Vragen van het lid Azarkan, F. (DENK)
Vragen van het lid Azarkan, F. (DENK)
Vraag:
Hoe kan het dat een leerling met citoscore 546 niet, en een
leerling met citoscore 543 wél naar het vwo kan? Vinden de ministers dat
rechtvaardig?
Antwoord:
Het basisschooladvies is leidend, de score op de Centrale Eindtoets is
een tweede onafhankelijk gegeven, in feite een second opinion. Zowel met
de citoscore 543 als met de citoscore 546 kunnen basisscholen vwo
adviseren. Juist hierdoor is het professionele oordeel van de
leerkrachten in het primair onderwijs, die de leerling meerdere jaren
hebben meegemaakt, leidend. Maar als de score op de Centrale Eindtoets
hoger uitpakt dan het basisschooladvies, dan moet de
basisschool haar advies heroverwegen. Dat leidt tot een hoger advies, of
een gemotiveerde keuze om het advies niet bij te stellen.
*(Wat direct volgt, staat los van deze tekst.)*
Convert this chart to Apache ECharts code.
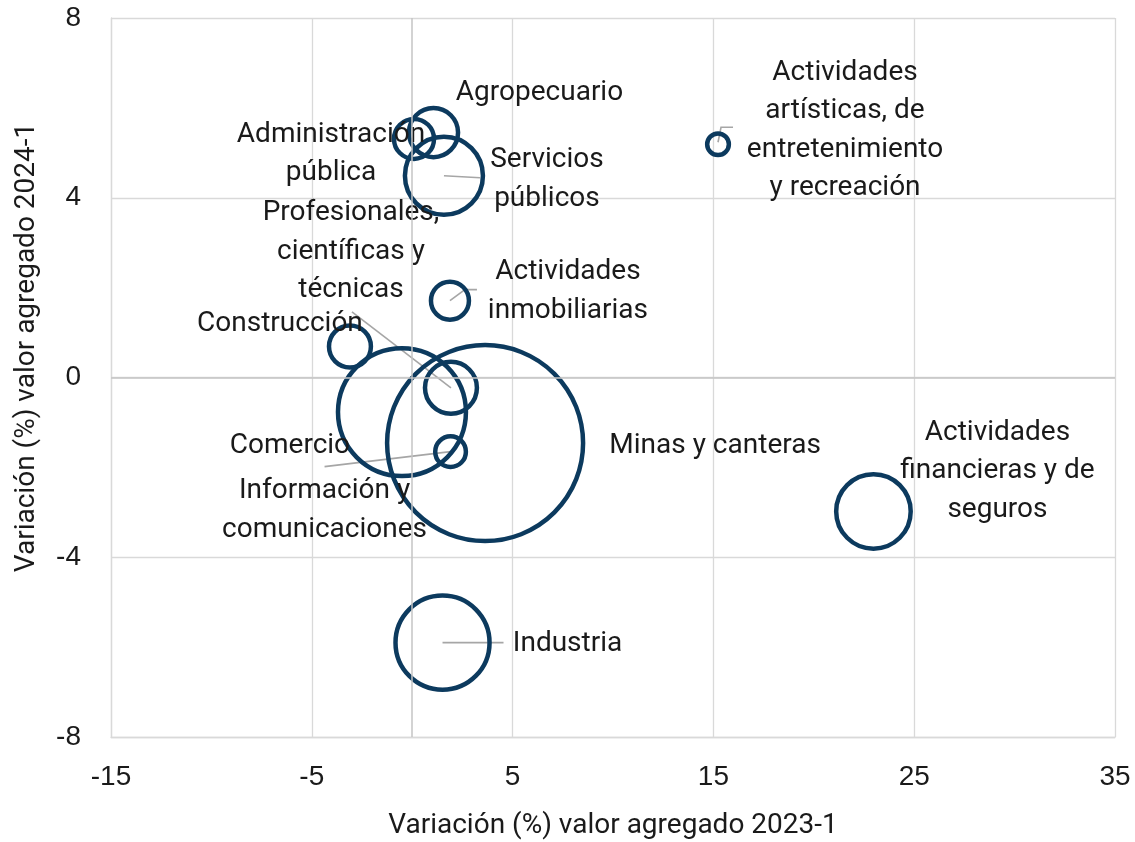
<!DOCTYPE html>
<html>
<head>
<meta charset="utf-8">
<script src="https://cdn.jsdelivr.net/npm/echarts@6/dist/echarts.min.js"></script>
<style>
html,body{margin:0;padding:0;background:#fff;}
#chart{width:1135px;height:842px;}
</style>
</head>
<body>
<div id="chart"></div>
<script>
// ---- Data ----
var sectors = [
  "Agropecuario",
  "Administración\npública",
  "Servicios\npúblicos",
  "Actividades\nartísticas, de\nentretenimiento\ny recreación",
  "Actividades\ninmobiliarias",
  "Construcción",
  "Profesionales,\ncientíficas y\ntécnicas",
  "Comercio",
  "Minas y canteras",
  "Información y\ncomunicaciones",
  "Actividades\nfinancieras y de\nseguros",
  "Industria"
];
var var2023 = [1.06, 0.09, 1.58, 15.23, 1.88, -3.10, 1.93, -0.51, 3.63, 1.91, 22.97, 1.51];
var var2024 = [5.45, 5.31, 4.49, 5.19, 1.71, 0.69, -0.23, -0.77, -1.46, -1.65, -2.98, -5.90];
var peso    = [0.77, 0.51, 1.94, 0.15, 0.46, 0.56, 0.86, 5.22, 12.25, 0.30, 1.77, 2.82];
var xTicks = [-15, -5, 5, 15, 25, 35];
var yTicks = [-8, -4, 0, 4, 8];

// ---- Layout (label offsets & leader lines, pixels relative to bubble centre) ----
var labelOffsets = [
  [106, -40], [-83, 15], [103, 4], [127, -14], [118, -9], [-70, -22],
  [-100, -136], [-112, 34], [230, 3], [-126, 59], [124, -40], [125, 1]
];
var leaders = {
  2: [[0, 0], [36, 2]],
  3: [[0, -2], [3, -17], [15, -17]],
  4: [[0, 0], [15, -11], [27, -11]],
  6: [[0, 0], [-99, -76]],
  9: [[0, 0], [-126, 15]],
  11: [[0, 0], [61, 0]]
};

var textColor = '#1a1a1a';
var labelFont = 'Roboto';
var tickFont = '"Liberation Sans", Arial, sans-serif';

var bubbleData = sectors.map(function (s, i) {
  return { name: s, value: [var2023[i], var2024[i], peso[i]] };
});
var leaderData = sectors.map(function (s, i) { return [var2023[i], var2024[i]]; });

var chart = echarts.init(document.getElementById('chart'), null, { renderer: 'canvas' });
chart.setOption({
  backgroundColor: '#ffffff',
  animation: false,
  grid: { left: 111, top: 18, width: 1004, height: 719, containLabel: false, outerBoundsMode: 'none' },
  xAxis: {
    type: 'value', min: xTicks[0], max: xTicks[xTicks.length - 1], interval: 10,
    name: 'Variación (%) valor agregado 2023-1',
    nameLocation: 'middle', nameGap: 75,
    nameTextStyle: { fontFamily: labelFont, fontSize: 28, color: textColor },
    axisLine: { show: true, onZero: false, lineStyle: { color: '#d9d9d9', width: 1.3 } },
    axisTick: { show: false },
    axisLabel: { fontFamily: tickFont, fontSize: 28, color: textColor, margin: 26 },
    splitLine: { show: true, lineStyle: { color: '#d9d9d9', width: 1.3 } }
  },
  yAxis: {
    type: 'value', min: yTicks[0], max: yTicks[yTicks.length - 1], interval: 4,
    name: 'Variación (%) valor agregado 2024-1',
    nameLocation: 'middle', nameGap: 70,
    nameTextStyle: { fontFamily: labelFont, fontSize: 28, color: textColor, padding: [0, 0, 0, 60] },
    axisLine: { show: true, onZero: false, lineStyle: { color: '#d9d9d9', width: 1.3 } },
    axisTick: { show: false },
    axisLabel: { fontFamily: tickFont, fontSize: 28, color: textColor, margin: 30 },
    splitLine: { show: true, lineStyle: { color: '#d9d9d9', width: 1.3 } }
  },
  series: [
    {
      type: 'custom',
      z: 1,
      silent: true,
      data: leaderData,
      renderItem: function (params, api) {
        var i = params.dataIndex;
        var pts = leaders[i];
        if (!pts) return { type: 'group', children: [] };
        var c = api.coord([api.value(0), api.value(1)]);
        return {
          type: 'polyline',
          shape: { points: pts.map(function (p) { return [c[0] + p[0], c[1] + p[1]]; }) },
          style: { stroke: '#a6a6a6', lineWidth: 1.6, fill: null }
        };
      },
      markLine: {
        silent: true, symbol: 'none', animation: false,
        label: { show: false },
        lineStyle: { color: '#c4c4c4', width: 1.5, type: 'solid' },
        data: [{ xAxis: 0 }, { yAxis: 0 }]
      }
    },
    {
      type: 'scatter',
      z: 3,
      data: bubbleData,
      symbol: 'circle',
      symbolSize: function (val) { return 56 * Math.sqrt(val[2]); },
      itemStyle: { color: 'rgba(255,255,255,0)', borderColor: '#0c3a5e', borderWidth: 4.5, opacity: 1 },
      emphasis: { disabled: true },
      label: {
        show: true,
        position: 'inside',
        formatter: function (p) { return p.name; },
        fontFamily: labelFont, fontSize: 28, lineHeight: 38.5,
        color: textColor, align: 'center', verticalAlign: 'middle'
      },
      labelLine: { show: false },
      labelLayout: function (params) {
        var o = labelOffsets[params.dataIndex];
        return { dx: o[0], dy: o[1], hideOverlap: false };
      }
    }
  ]
});
</script>
</body>
</html>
Vragen van het lid Azarkan, F. (DENK)
De heer Azarkan merkte op dat het CBS becijferd heeft dat 9% minder mensen uit lagere gezinnen gaan studeren.
Antwoord:
De heer Azarkan doelt op het artikel van het CBS waarin zij de gevolgen van de invoering van het sociaal leenstelsel heeft onderzocht voor havisten met ouders in loondienst en havisten met ouders in de bijstand. Daarbij heeft het CBS enkel gekeken naar twee variabelen, namelijk het jaar van slagen aan havo/vwo en de bijstandsafhankelijkheid van ouders. Belangrijke variabelen, zoals gemiddeld eindcijfer en migratieachtergrond, zijn daarbij niet meegenomen in het onderzoek. Dat maakt dat ik me afvraag of deze daling zich in deze mate voordoet en of het een eenmalig of een langdurig effect is. Uit de monitor beleidsmaatregelen blijkt dat de doorstroom van havisten zo goed als op het niveau is van voor de invoering van het studievoorschot. In 2017 is deze 75%.
Dit laat onverlet dat het natuurlijk niet zo kan zijn dat studenten met een lage sociaal economische status niet doorstromen naar het hoger onderwijs. In mijn brief toegankelijkheid en kansengelijkheid besteed ik expliciet aandacht aan de doorstroom van deze groep studenten. Ook voor deze studenten geldt dat zij moeten kunnen doorstromen en succesvol het hoger onderwijs kunnen afronden. In mijn brief geef ik aan hoe ik de doorstroom van het vo/mbo naar het hoger onderwijs wil versterken.